##### GIVEN DATA

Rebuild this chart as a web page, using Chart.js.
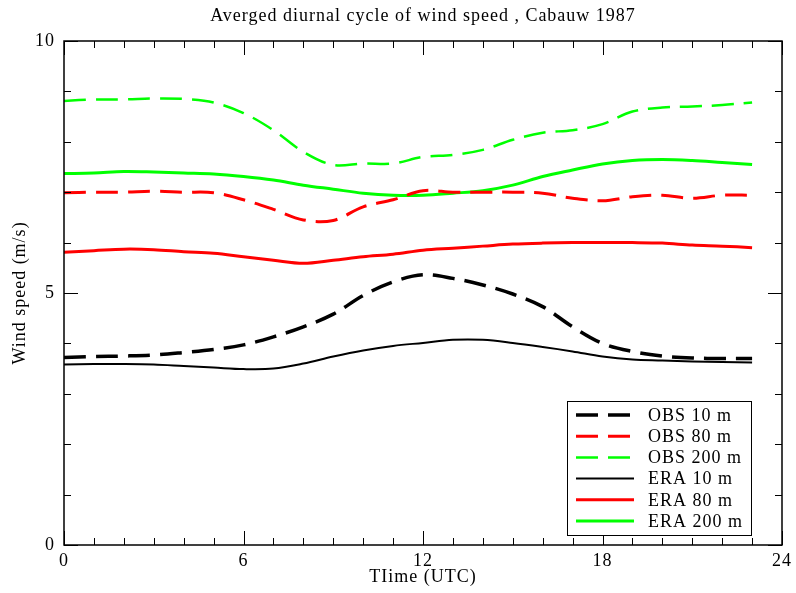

##########
##### GIVEN DATA

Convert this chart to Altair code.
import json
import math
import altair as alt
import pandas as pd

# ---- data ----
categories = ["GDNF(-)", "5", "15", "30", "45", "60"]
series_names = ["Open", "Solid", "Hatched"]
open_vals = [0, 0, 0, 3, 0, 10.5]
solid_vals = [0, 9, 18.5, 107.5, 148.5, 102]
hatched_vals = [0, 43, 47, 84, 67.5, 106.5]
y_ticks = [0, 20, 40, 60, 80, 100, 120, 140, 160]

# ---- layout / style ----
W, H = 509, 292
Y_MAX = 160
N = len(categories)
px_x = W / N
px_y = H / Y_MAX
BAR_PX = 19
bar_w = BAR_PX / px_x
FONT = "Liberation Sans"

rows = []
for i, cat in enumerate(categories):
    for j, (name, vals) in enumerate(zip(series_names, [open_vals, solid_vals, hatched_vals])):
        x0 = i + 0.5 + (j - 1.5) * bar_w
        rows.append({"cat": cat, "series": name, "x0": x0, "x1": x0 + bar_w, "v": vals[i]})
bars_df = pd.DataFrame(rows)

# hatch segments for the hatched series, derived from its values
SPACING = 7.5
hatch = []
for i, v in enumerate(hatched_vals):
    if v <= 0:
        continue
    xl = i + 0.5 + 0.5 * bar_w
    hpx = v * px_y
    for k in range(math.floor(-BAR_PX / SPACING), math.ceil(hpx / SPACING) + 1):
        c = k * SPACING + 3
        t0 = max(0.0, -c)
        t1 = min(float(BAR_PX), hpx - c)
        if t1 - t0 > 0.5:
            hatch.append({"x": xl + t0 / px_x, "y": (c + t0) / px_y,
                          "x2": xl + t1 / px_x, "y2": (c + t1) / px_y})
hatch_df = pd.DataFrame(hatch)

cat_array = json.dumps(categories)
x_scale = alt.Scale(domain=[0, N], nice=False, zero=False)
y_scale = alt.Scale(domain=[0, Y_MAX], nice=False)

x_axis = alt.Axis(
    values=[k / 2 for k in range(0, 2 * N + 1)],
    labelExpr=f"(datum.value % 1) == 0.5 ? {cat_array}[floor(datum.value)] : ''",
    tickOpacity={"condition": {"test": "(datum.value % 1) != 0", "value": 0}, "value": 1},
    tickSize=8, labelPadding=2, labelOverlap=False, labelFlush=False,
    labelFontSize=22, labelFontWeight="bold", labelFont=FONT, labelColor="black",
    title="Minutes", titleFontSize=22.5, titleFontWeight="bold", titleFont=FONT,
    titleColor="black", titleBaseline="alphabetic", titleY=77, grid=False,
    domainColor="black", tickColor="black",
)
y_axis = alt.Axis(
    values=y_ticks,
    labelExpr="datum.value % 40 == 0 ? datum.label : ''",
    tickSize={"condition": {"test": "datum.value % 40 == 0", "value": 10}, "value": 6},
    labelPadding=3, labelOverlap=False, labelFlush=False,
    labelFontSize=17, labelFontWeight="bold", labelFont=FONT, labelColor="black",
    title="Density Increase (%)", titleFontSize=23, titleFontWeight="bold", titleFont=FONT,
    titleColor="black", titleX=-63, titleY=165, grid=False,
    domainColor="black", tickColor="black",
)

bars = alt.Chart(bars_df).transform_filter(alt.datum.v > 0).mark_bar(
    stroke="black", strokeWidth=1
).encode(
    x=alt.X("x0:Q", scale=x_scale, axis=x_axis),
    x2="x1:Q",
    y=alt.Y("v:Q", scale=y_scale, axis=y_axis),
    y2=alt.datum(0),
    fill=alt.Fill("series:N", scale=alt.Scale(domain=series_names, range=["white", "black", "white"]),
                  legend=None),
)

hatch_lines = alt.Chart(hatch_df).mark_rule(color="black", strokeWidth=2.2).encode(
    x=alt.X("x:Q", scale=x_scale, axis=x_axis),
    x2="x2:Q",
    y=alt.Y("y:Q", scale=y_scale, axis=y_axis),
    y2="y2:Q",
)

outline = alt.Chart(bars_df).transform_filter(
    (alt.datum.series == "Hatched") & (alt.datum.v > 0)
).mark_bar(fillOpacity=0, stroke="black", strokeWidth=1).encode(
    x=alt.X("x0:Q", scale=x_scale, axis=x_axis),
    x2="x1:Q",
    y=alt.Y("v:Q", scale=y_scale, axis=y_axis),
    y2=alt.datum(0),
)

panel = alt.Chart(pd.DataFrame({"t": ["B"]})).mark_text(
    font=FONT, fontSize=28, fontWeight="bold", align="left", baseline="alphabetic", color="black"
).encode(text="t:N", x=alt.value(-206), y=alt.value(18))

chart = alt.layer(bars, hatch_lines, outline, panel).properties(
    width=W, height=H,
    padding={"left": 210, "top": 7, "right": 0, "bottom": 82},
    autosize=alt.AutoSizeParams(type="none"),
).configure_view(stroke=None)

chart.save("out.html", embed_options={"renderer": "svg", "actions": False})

##########
##### GIVEN DATA

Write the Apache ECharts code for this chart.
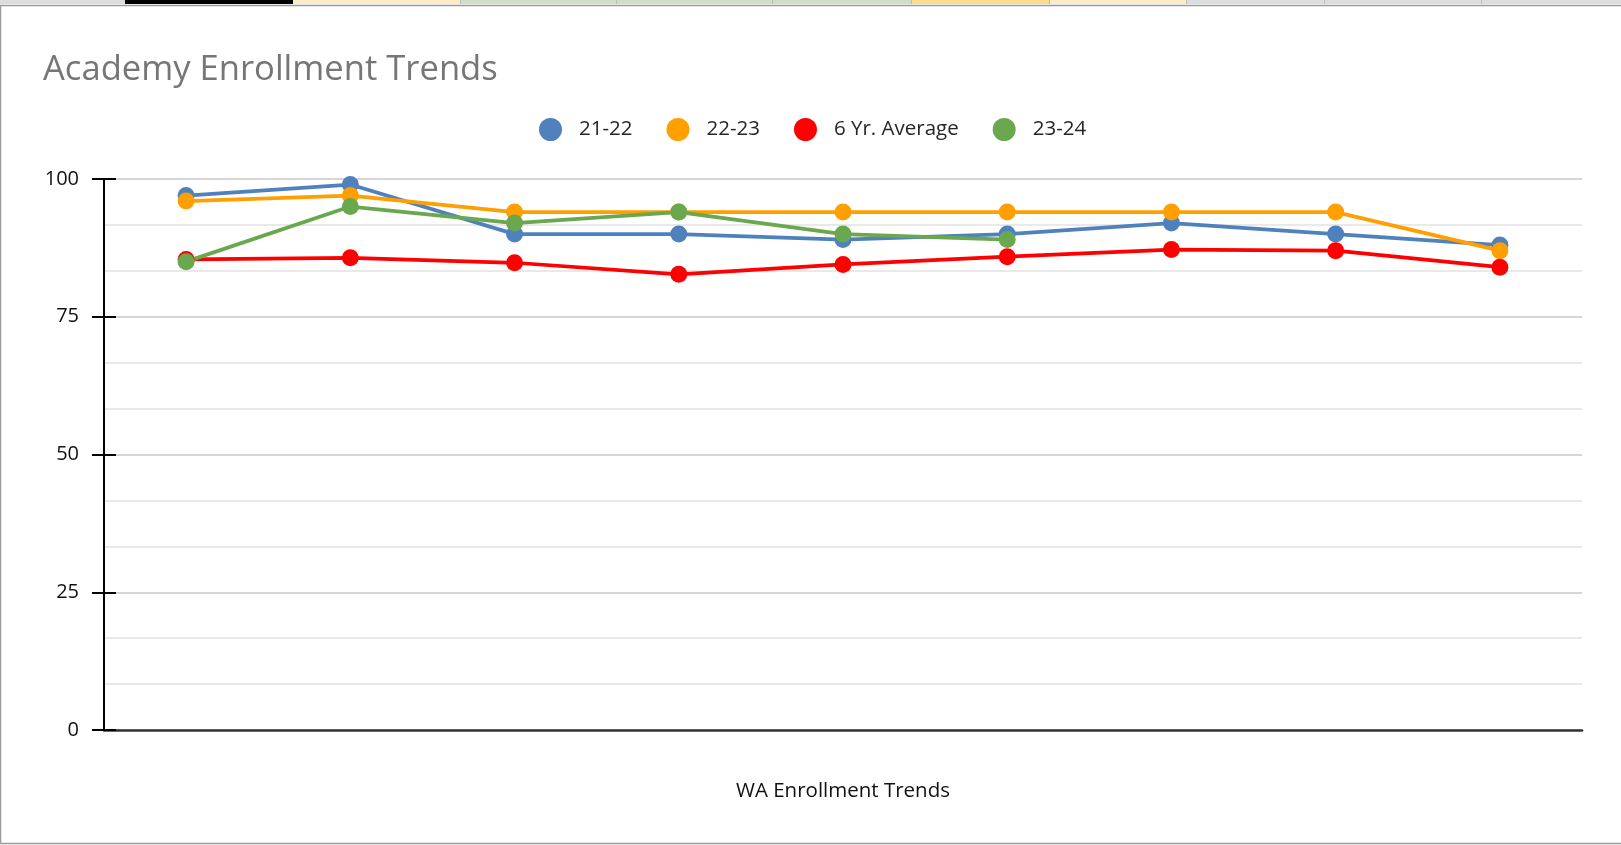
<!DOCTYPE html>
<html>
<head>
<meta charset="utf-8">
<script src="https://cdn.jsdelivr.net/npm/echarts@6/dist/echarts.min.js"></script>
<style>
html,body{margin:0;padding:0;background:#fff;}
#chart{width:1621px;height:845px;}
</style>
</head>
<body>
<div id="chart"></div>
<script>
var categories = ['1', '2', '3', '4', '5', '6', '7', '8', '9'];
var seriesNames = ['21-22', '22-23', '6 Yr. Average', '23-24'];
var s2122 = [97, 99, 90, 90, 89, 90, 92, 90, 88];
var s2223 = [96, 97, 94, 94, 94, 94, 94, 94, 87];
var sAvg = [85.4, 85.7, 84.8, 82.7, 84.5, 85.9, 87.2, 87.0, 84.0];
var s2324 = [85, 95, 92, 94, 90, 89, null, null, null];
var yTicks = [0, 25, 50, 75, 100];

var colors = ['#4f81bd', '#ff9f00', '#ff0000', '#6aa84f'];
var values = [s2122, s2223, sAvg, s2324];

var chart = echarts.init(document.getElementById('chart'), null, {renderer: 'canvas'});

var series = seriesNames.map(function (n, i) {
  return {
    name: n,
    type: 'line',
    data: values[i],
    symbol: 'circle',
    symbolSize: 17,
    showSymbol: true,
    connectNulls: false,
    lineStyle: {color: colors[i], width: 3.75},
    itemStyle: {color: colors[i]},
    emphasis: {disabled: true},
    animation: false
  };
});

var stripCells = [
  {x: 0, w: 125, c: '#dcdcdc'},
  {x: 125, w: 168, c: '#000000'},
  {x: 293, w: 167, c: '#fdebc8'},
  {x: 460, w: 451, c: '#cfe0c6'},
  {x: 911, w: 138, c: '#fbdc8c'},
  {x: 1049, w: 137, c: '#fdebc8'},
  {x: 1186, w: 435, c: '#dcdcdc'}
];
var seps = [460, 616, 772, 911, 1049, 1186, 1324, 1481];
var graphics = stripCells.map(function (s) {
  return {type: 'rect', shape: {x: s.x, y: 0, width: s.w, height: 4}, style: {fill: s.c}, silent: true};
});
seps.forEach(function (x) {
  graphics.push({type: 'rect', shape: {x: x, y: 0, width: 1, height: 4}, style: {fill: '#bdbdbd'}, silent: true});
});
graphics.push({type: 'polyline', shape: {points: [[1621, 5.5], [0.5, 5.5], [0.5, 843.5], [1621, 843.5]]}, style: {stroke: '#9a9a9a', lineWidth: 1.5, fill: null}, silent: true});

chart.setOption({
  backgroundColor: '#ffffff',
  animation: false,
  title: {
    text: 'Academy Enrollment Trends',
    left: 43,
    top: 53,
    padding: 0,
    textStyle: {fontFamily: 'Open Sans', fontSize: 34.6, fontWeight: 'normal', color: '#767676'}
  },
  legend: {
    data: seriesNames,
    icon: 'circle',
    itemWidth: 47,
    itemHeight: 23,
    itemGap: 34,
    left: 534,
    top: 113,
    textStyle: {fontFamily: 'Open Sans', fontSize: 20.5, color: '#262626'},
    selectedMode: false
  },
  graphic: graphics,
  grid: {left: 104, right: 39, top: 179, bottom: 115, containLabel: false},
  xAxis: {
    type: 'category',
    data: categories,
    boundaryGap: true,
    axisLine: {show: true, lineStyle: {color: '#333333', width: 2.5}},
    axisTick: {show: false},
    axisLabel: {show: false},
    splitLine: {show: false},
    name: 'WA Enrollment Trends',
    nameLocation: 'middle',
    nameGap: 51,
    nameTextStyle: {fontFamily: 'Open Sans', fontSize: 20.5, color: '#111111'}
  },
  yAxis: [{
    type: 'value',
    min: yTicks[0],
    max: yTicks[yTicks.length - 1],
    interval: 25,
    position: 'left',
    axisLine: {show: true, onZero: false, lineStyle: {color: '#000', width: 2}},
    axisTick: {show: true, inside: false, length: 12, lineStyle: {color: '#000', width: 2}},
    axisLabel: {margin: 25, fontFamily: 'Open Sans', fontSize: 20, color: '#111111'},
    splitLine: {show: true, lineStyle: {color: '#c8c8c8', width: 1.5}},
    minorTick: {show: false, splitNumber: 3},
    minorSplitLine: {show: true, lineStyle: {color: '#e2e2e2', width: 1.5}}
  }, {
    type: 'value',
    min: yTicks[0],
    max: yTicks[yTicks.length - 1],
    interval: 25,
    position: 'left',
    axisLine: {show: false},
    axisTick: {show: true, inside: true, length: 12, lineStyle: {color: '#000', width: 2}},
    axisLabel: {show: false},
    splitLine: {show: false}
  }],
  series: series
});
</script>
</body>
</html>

##########

Above are several records. Count the lines among them that contain "this" and give only the total.

3